I felt the power of prayer wrapping around me, easing my stress.
by Brigitte Weeks — Posted on Jun 20, 2014
The apostles often met together and prayed with a single purpose in mind… Acts 1:14 (CEV)
Depression is a fierce enemy, making it a struggle just to stand up, get dressed and walk around. In living with it, the name of the game is to look and act ordinary. So while I was waiting for my treatment, I decided to go to church.
St. Bartholomew’s Church on New York City’s Park Avenue is a beautiful building, always full of life, children, music and people from every corner of a great city. The opening hymn, “O Sacred Head Sore Wounded,” about Jesus’ Crucifixion, made me feel ashamed to feel so wretched, to be suffering while clothed, fed, and surrounded by loving family and friends. Phrases from my down-to-earth English childhood came back to me: “Snap out of it, dear. Pull yourself together.”

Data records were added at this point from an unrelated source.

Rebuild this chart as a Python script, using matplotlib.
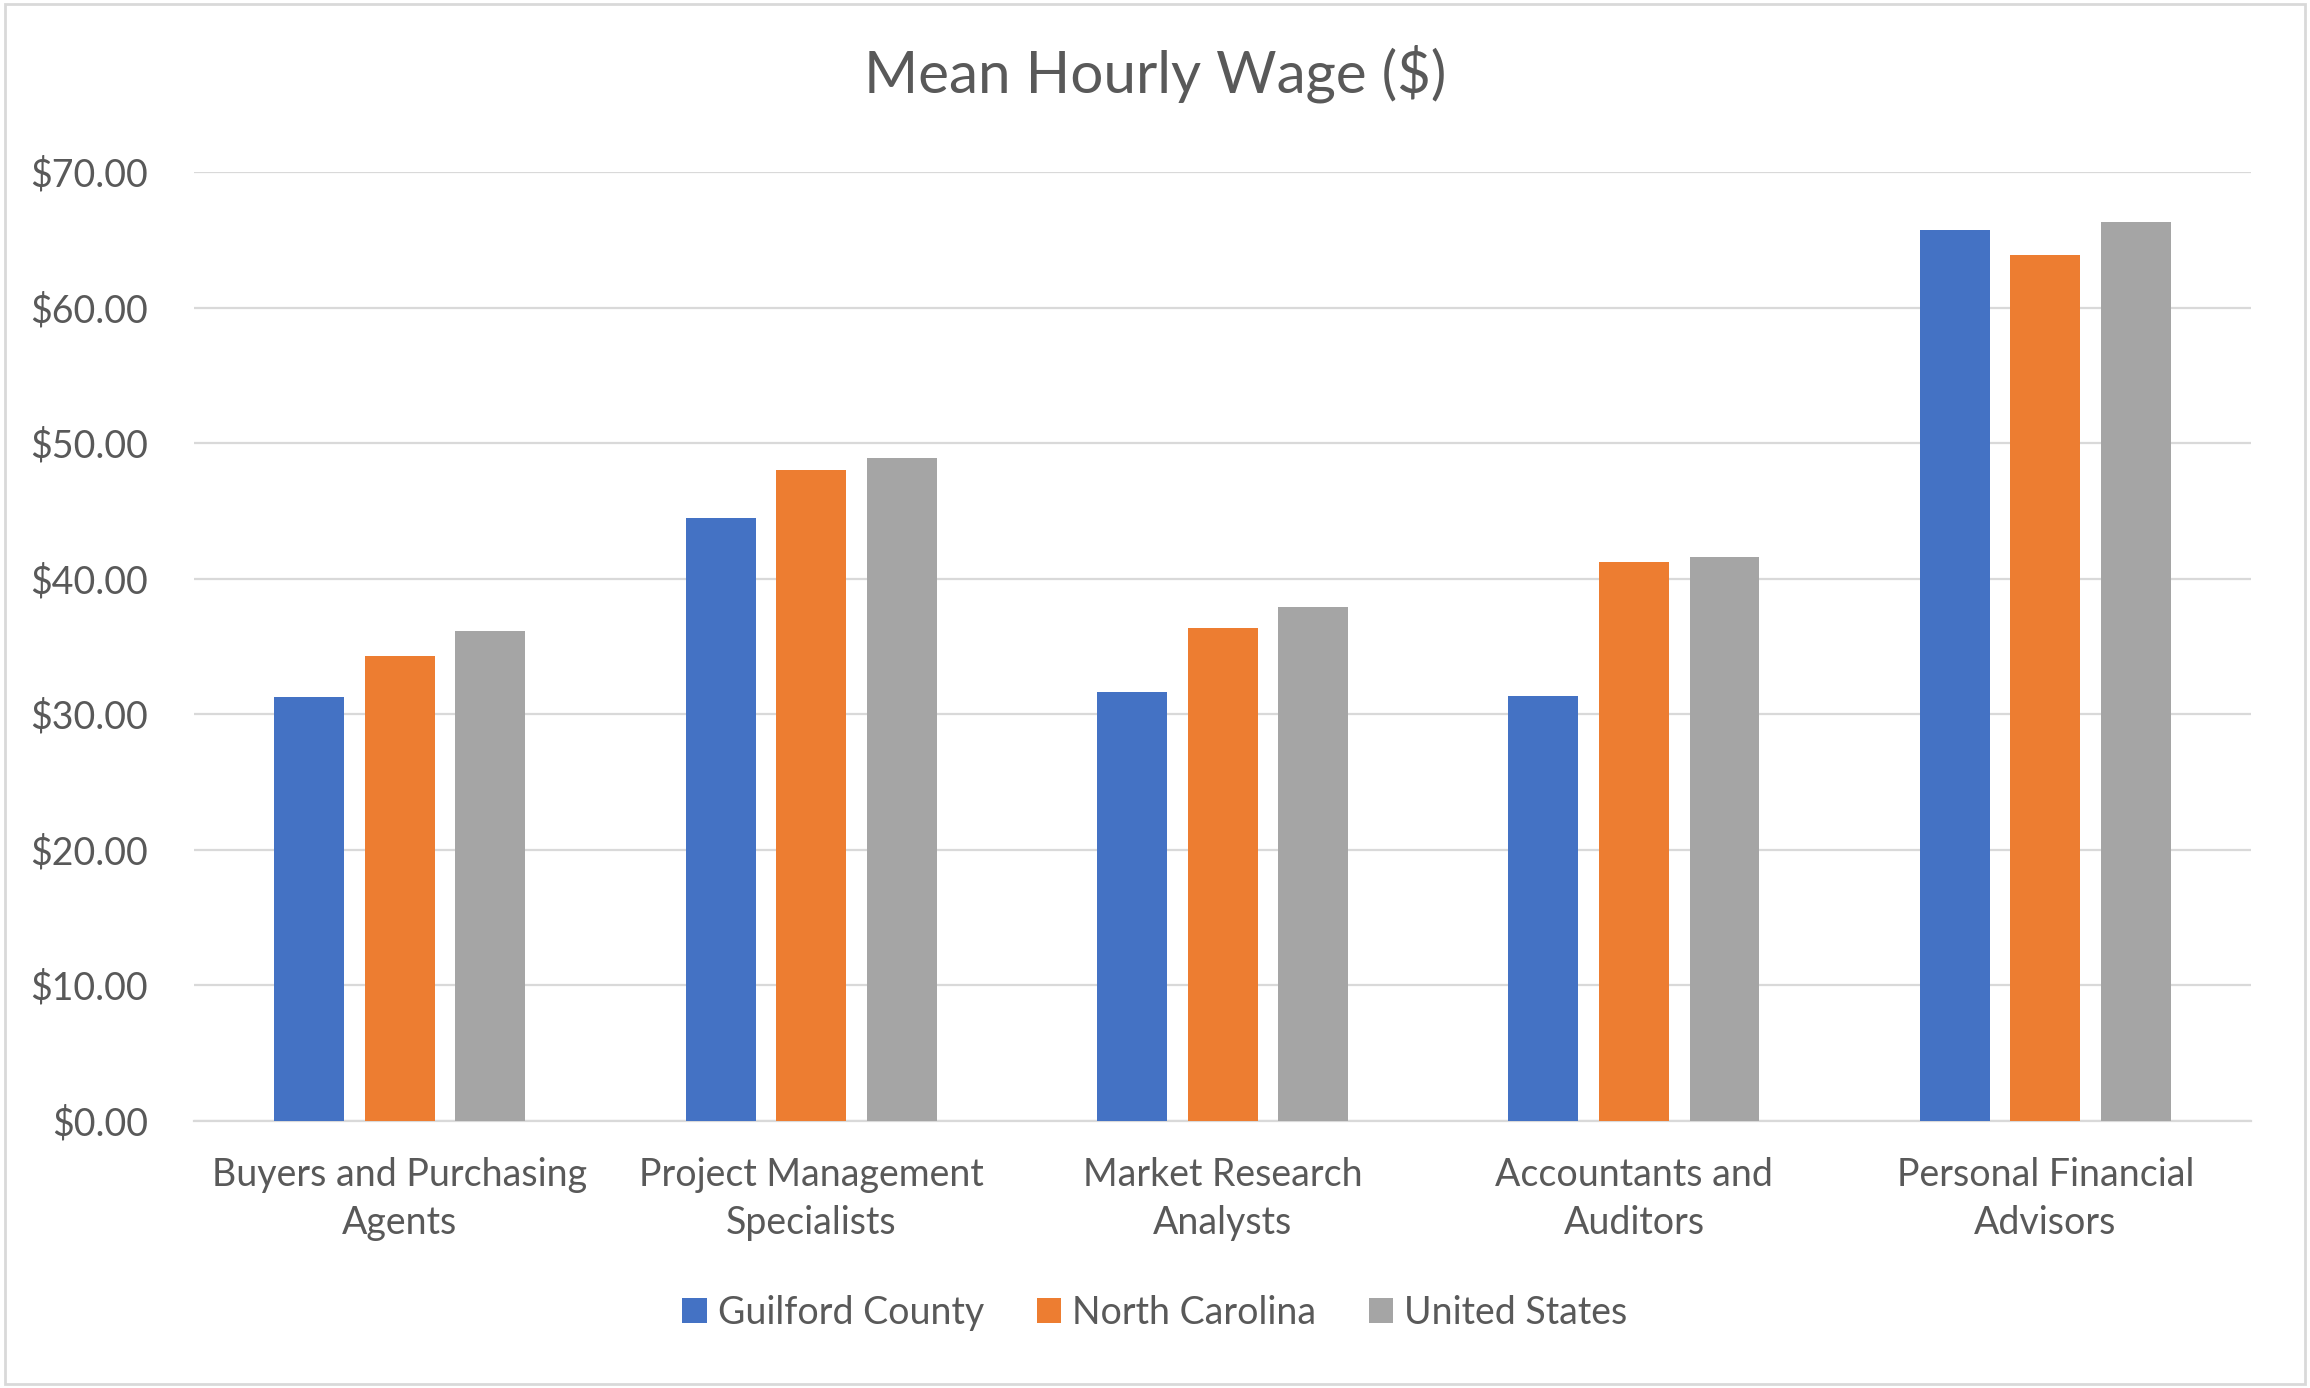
import numpy as np
import matplotlib.pyplot as plt
from matplotlib.patches import Rectangle
from matplotlib.ticker import FuncFormatter

# Данные
categories = ["Buyers and Purchasing\nAgents", "Project Management\nSpecialists",
              "Market Research\nAnalysts", "Accountants and\nAuditors",
              "Personal Financial\nAdvisors"]
guilford = [31.29, 44.46, 31.60, 31.37, 65.70]
north_carolina = [34.27, 48.00, 36.36, 41.20, 63.85]
united_states = [36.12, 48.90, 37.90, 41.60, 66.29]
series_names = ["Guilford County", "North Carolina", "United States"]
colors = ["#4472C4", "#ED7D31", "#A5A5A5"]

plt.rcParams["font.family"] = ["Lato", "DejaVu Sans"]
text_color = "#595959"

fig = plt.figure(figsize=(23.1, 13.88), dpi=100)
ax = fig.add_axes([0.084, 0.1927, 0.8905, 0.6833])

x = np.arange(len(categories))
width = 0.17
step = 0.22
for i, (vals, name, c) in enumerate(zip([guilford, north_carolina, united_states], series_names, colors)):
    ax.bar(x + (i - 1) * step, vals, width, color=c, label=name, zorder=3)

ax.set_xlim(-0.5, len(categories) - 0.5)
ax.set_ylim(0, 70)
ax.set_yticks(np.arange(0, 71, 10))
ax.yaxis.set_major_formatter(FuncFormatter(lambda v, p: f"${v:.2f}"))
ax.set_xticks(x)
ax.set_xticklabels(categories, linespacing=1.42)

ax.grid(axis="y", color="#D9D9D9", linewidth=1.6, zorder=0)
for s in ["top", "right", "left"]:
    ax.spines[s].set_visible(False)
ax.spines["bottom"].set_color("#D9D9D9")
ax.spines["bottom"].set_linewidth(1.6)
ax.tick_params(axis="both", length=0, labelsize=27, labelcolor=text_color)
ax.tick_params(axis="x", pad=26)
ax.tick_params(axis="y", pad=33)

fig.text(0.5, 0.968, "Mean Hourly Wage ($)", ha="center", va="top", fontsize=42, color=text_color)

leg = fig.legend(loc="center", bbox_to_anchor=(0.5, 0.054), ncol=3, frameon=False,
                 fontsize=27, handlelength=0.65, handleheight=0.65, handletextpad=0.3,
                 columnspacing=1.4)
for t in leg.get_texts():
    t.set_color(text_color)

# рамка вокруг графика
fig.patches.append(Rectangle((0.002, 0.003), 0.996, 0.994, transform=fig.transFigure,
                             fill=False, edgecolor="#D9D9D9", linewidth=2))

plt.savefig("out.png", dpi=100)
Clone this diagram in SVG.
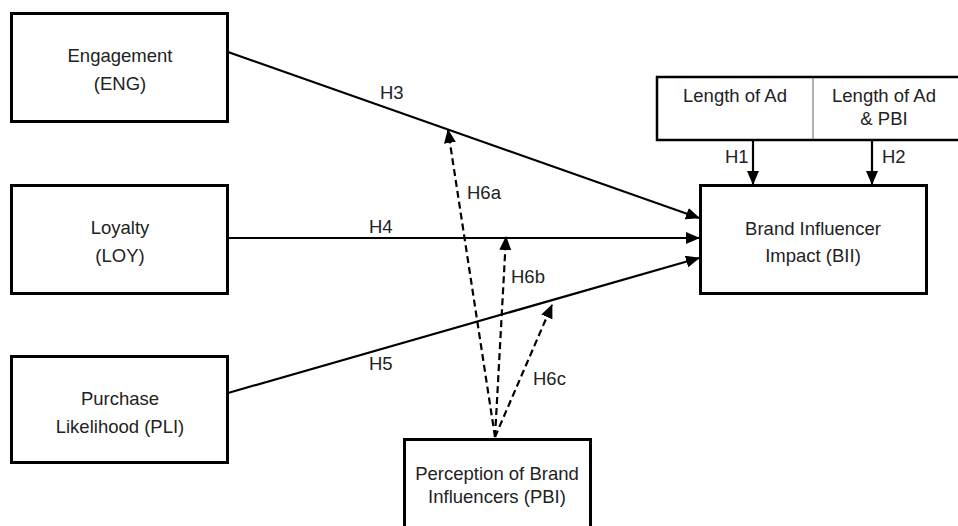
<svg xmlns="http://www.w3.org/2000/svg" width="958" height="526" viewBox="0 0 958 526">
<defs>
<marker id="ah" markerUnits="userSpaceOnUse" markerWidth="14" markerHeight="12" refX="13" refY="6" orient="auto">
<path d="M0,0 L14,6 L0,12 Z" fill="#000"/>
</marker>
<style>
.box{fill:#fff;stroke:#000;stroke-width:3}
.t{font-family:"Liberation Sans",Arial,sans-serif;font-size:18.5px;fill:#222;text-anchor:middle}
.l{font-family:"Liberation Sans",Arial,sans-serif;font-size:18.5px;fill:#222}
.c{stroke:#000;stroke-width:2.2;fill:none;marker-end:url(#ah)}
.d{stroke:#000;stroke-width:2.2;fill:none;stroke-dasharray:7,4;marker-end:url(#ah)}
</style>
</defs>
<rect width="958" height="526" fill="#fff"/>
<g id="connectors">
<line class="c" x1="228" y1="52" x2="699" y2="218"/>
<line class="c" x1="228" y1="238" x2="699" y2="238"/>
<line class="c" x1="228" y1="393" x2="699" y2="258"/>
<line class="c" x1="753" y1="140" x2="753" y2="184"/>
<line class="c" x1="872" y1="140" x2="872" y2="184"/>
<line class="d" x1="495" y1="437" x2="448" y2="130"/>
<line class="d" x1="495" y1="437" x2="506" y2="237"/>
<line class="d" x1="495" y1="437" x2="552" y2="305"/>
<text class="l" x="380" y="99">H3</text>
<text class="l" x="369" y="233">H4</text>
<text class="l" x="369" y="370">H5</text>
<text class="l" x="725" y="163">H1</text>
<text class="l" x="882" y="163">H2</text>
<text class="l" x="467" y="199">H6a</text>
<text class="l" x="511" y="283">H6b</text>
<text class="l" x="533" y="385">H6c</text>
</g>
<g id="ENG">
<rect class="box" x="11.5" y="13.5" width="216" height="108"/>
<text class="t" x="120" y="62">Engagement</text>
<text class="t" x="120" y="90">(ENG)</text>
</g>
<g id="LOY">
<rect class="box" x="11.5" y="185.5" width="216" height="108"/>
<text class="t" x="120" y="234">Loyalty</text>
<text class="t" x="120" y="262">(LOY)</text>
</g>
<g id="PLI">
<rect class="box" x="11.5" y="356.5" width="216" height="106"/>
<text class="t" x="120" y="405">Purchase</text>
<text class="t" x="120" y="433">Likelihood (PLI)</text>
</g>
<g id="LEN">
<rect x="657" y="77" width="310" height="63" fill="#fff" stroke="#000" stroke-width="2.5"/>
<line x1="813" y1="78" x2="813" y2="139" stroke="#666" stroke-width="1"/>
<text class="t" x="735" y="102">Length of Ad</text>
<text class="t" x="884" y="102">Length of Ad</text>
<text class="t" x="884" y="125">&amp; PBI</text>
</g>
<g id="BII">
<rect class="box" x="700.5" y="185.5" width="226" height="108"/>
<text class="t" x="813" y="235">Brand Influencer</text>
<text class="t" x="813" y="262">Impact (BII)</text>
</g>
<g id="PBI">
<rect class="box" x="404.5" y="439.5" width="186" height="90"/>
<text class="t" x="497" y="480">Perception of Brand</text>
<text class="t" x="497" y="503">Influencers (PBI)</text>
</g>
</svg>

I am trying, Lord, I would say to myself.
And then the service moved on to the Prayers of the People, asking for help for the hungry, poor and oppressed of the world, the sick and suffering, “and those we name now.” And the names rolled out, none familiar to me, but each carrying a hidden history. And then, “Brigitte Weeks,” said the lay minister.
They are praying for me. All those strangers, row upon row, are praying for me.
We hear so much about the power of prayer. Now I felt it wrapping around me, easing the stress in my shoulders, unclenching my hands. The depression wasn’t gone–there was no miracle cure–but a day that before had been cold and gray was now soft and warm.
Thank You, Lord, for that caring congregation that lifted my spirit with their prayers.